Zichermann ressalta que todas as pessoas gostam de feedback positivo, de saber seu progresso pessoal e de receber pontos. "O pacote em que você vai entregar isso é o que costuma fazer a diferença", explica. Para ele, a gamificação pode ajudar justamente em uma área onde a maioria das organizações ainda é fraca: mostrar as regras do jogo aos funcionários. Como em um videogame, que informa constantemente o desempenho em forma de pontos, a gamificação é uma maneira de oferecer reconhecimento, comunicar se o profissional está no caminho certo para atingir as metas necessárias e dar feedback constante.
Além da familiaridade com jogos, esse é um dos aspectos que fazem a metodologia funcionar tão bem entre os mais jovens.
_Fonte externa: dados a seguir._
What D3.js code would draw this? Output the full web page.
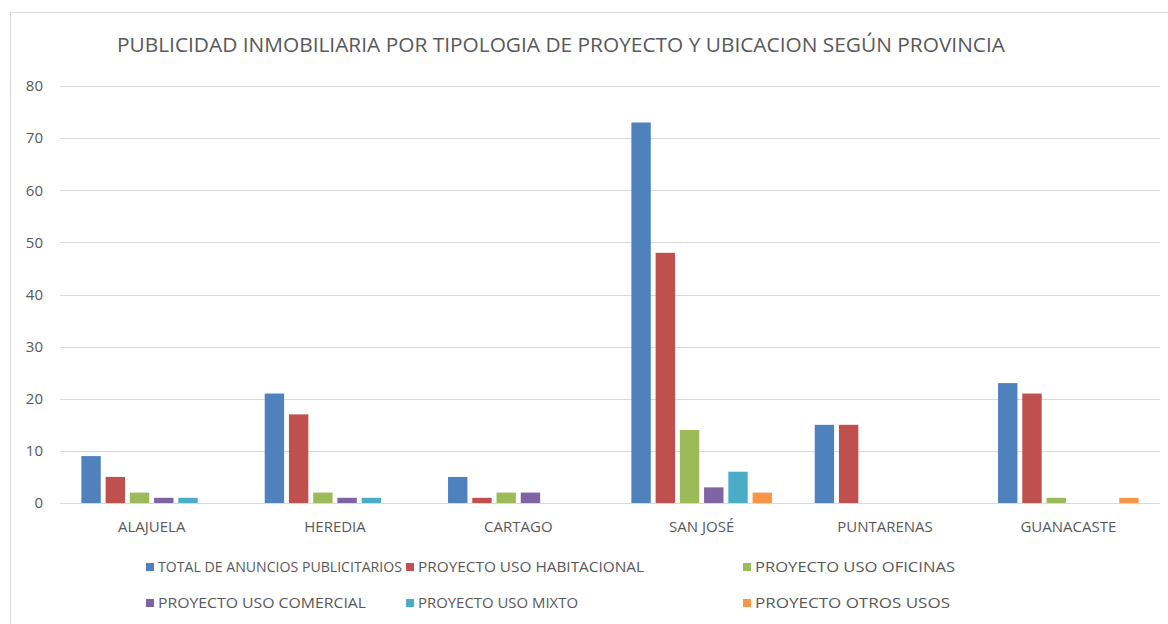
<!DOCTYPE html>
<html>
<head>
<meta charset="utf-8">
<script src="https://cdn.jsdelivr.net/npm/d3@7"></script>
<style>
	body { margin: 0; background: #fff; }
	text { font-family: "Open Sans", "DejaVu Sans", sans-serif; fill: #595959; }
</style>
</head>
<body>
<svg width="1168" height="624"></svg>
<script>
//	data
var provincias = ["ALAJUELA", "HEREDIA", "CARTAGO", "SAN JOSÉ", "PUNTARENAS", "GUANACASTE"];
var series = ["TOTAL DE ANUNCIOS PUBLICITARIOS", "PROYECTO USO HABITACIONAL", "PROYECTO USO OFICINAS",
	"PROYECTO USO COMERCIAL", "PROYECTO USO MIXTO", "PROYECTO OTROS USOS"];
var total = [9, 21, 5, 73, 15, 23];
var habitacional = [5, 17, 1, 48, 15, 21];
var oficinas = [2, 2, 2, 14, 0, 1];
var comercial = [1, 1, 2, 3, 0, 0];
var mixto = [1, 1, 0, 6, 0, 0];
var otros = [0, 0, 0, 2, 0, 1];
var yTicks = [0, 10, 20, 30, 40, 50, 60, 70, 80];
var colores = ["#4f81bd", "#c0504d", "#9bbb59", "#8064a2", "#4bacc6", "#f79646"];

var valores = [total, habitacional, oficinas, comercial, mixto, otros];

var svg = d3.select("svg");
//	chart frame (cut by the picture at right and bottom)
svg.append("rect")
	.attr("x", 10.5).attr("y", 12.5)
	.attr("width", 1200).attr("height", 700)
	.attr("fill", "none").attr("stroke", "#d9d9d9");

var margin = {top: 86, left: 60, right: 8, bottom: 121};
var width = 1168 - margin.left - margin.right,
	height = 624 - margin.top - margin.bottom;
var g = svg.append("g").attr("transform", "translate(" + margin.left + "," + margin.top + ")");

var x0 = d3.scaleBand().domain(provincias).range([0, width]).paddingInner(0.22).paddingOuter(0.11);
var x1 = d3.scaleBand().domain(d3.range(series.length)).range([0, x0.bandwidth()])
	.paddingInner(0.2).paddingOuter(0.05);
var y = d3.scaleLinear().domain([0, 80]).range([height, 0]);

//	grid
g.append("g").selectAll("line")
	.data(yTicks)
	.enter().append("line")
		.attr("x1", 0).attr("x2", width)
		.attr("y1", function(d) { return Math.round(y(d)) + 0.5; })
		.attr("y2", function(d) { return Math.round(y(d)) + 0.5; })
		.attr("stroke", "#d9d9d9");

var axisY = d3.axisLeft(y).tickValues(yTicks).tickSize(0).tickPadding(17);
g.append("g").call(axisY)
	.call(function(a) { a.select(".domain").remove(); })
	.selectAll("text")
		.style("font-size", "15px").style("font-family", null).attr("fill", "#595959");

var axisX = d3.axisBottom(x0).tickSize(0).tickPadding(18);
g.append("g").attr("transform", "translate(0," + height + ")").call(axisX)
	.call(function(a) { a.select(".domain").remove(); })
	.selectAll("text")
		.style("font-size", "15px").style("font-family", null).attr("fill", "#595959");

//	bars
var grupos = g.selectAll(".grupo")
	.data(provincias)
	.enter().append("g")
		.attr("class", "grupo")
		.attr("transform", function(d) { return "translate(" + x0(d) + ",0)"; });
grupos.selectAll("rect")
	.data(function(d, i) { return valores.map(function(v, s) { return {s: s, v: v[i]}; }); })
	.enter().append("rect")
		.filter(function(d) { return d.v > 0; })
		.attr("x", function(d) { return x1(d.s); })
		.attr("width", x1.bandwidth())
		.attr("y", function(d) { return y(d.v); })
		.attr("height", function(d) { return y(0) - y(d.v); })
		.attr("fill", function(d) { return colores[d.s]; });

//	title
svg.append("text")
	.attr("x", 561).attr("y", 52)
	.attr("text-anchor", "middle")
	.attr("textLength", 888).attr("lengthAdjust", "spacingAndGlyphs")
	.style("font-size", "20px")
	.text("PUBLICIDAD INMOBILIARIA POR TIPOLOGIA DE PROYECTO Y UBICACION SEGÚN PROVINCIA");

//	legend, 3 columns x 2 rows
var colX = [146, 406, 743], rowY = [567, 603];
var leyenda = svg.append("g").selectAll("g")
	.data(series)
	.enter().append("g")
		.attr("transform", function(d, i) { return "translate(" + colX[i % 3] + "," + rowY[Math.floor(i / 3)] + ")"; });
leyenda.append("rect")
	.attr("x", 0).attr("y", -4).attr("width", 8).attr("height", 8)
	.attr("fill", function(d, i) { return colores[i]; });
leyenda.append("text")
	.attr("x", 12).attr("dy", "0.35em")
	.style("font-size", "14px")
	.text(function(d) { return d; })
	.each(function(d, i) {
		//	squeeze text to Calibri-like widths
		var w = [244, 226, 200, 208, 160, 195][i];
		d3.select(this).attr("textLength", w).attr("lengthAdjust", "spacingAndGlyphs");
	});
</script>
</body>
</html>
Para Zichermann, a dificuldade em lidar com a geração Y não é ela ser impaciente e mimada, e sim exigir que as empresas deixem claro qual o caminho para atingir os objetivos e avançar na carreira. "Historicamente, as companhias dizem que você deve fazer o seu melhor e, então, será recompensado. Os mais jovens, no entanto, querem saber o tempo todo como eles estão se saindo. A gamificação traz esse senso de progresso diário", diz.
Um exemplo disso é o aplicativo chamado Work.com, da empresa de tecnologia Salesforce, com o qual é possível avaliar colegas de trabalho em tempo real. Atualmente, ele é usado nos escritórios da rede social Facebook e do site de música Spotify como complemento à avaliação anual de desempenho - ou, em alguns casos, substituindo-a completamente. Para Zichermann, países como o Brasil, onde a força de trabalho é jovem e a preocupação com a retenção de profissionais é grande, têm mais espaço para adotar processos gamificados.
Mas, quando se "joga" dentro das empresas, com quem se está competindo? Segundo Zichermann, o foco mais comum e mais eficiente é gerar uma competição do profissional consigo mesmo, na qual ele se esforça para bater as próprias metas. "Um dos maiores equívocos dos executivos é achar que a competição está no centro de qualquer jogo. Na verdade, os jogos podem ser muito colaborativos", diz.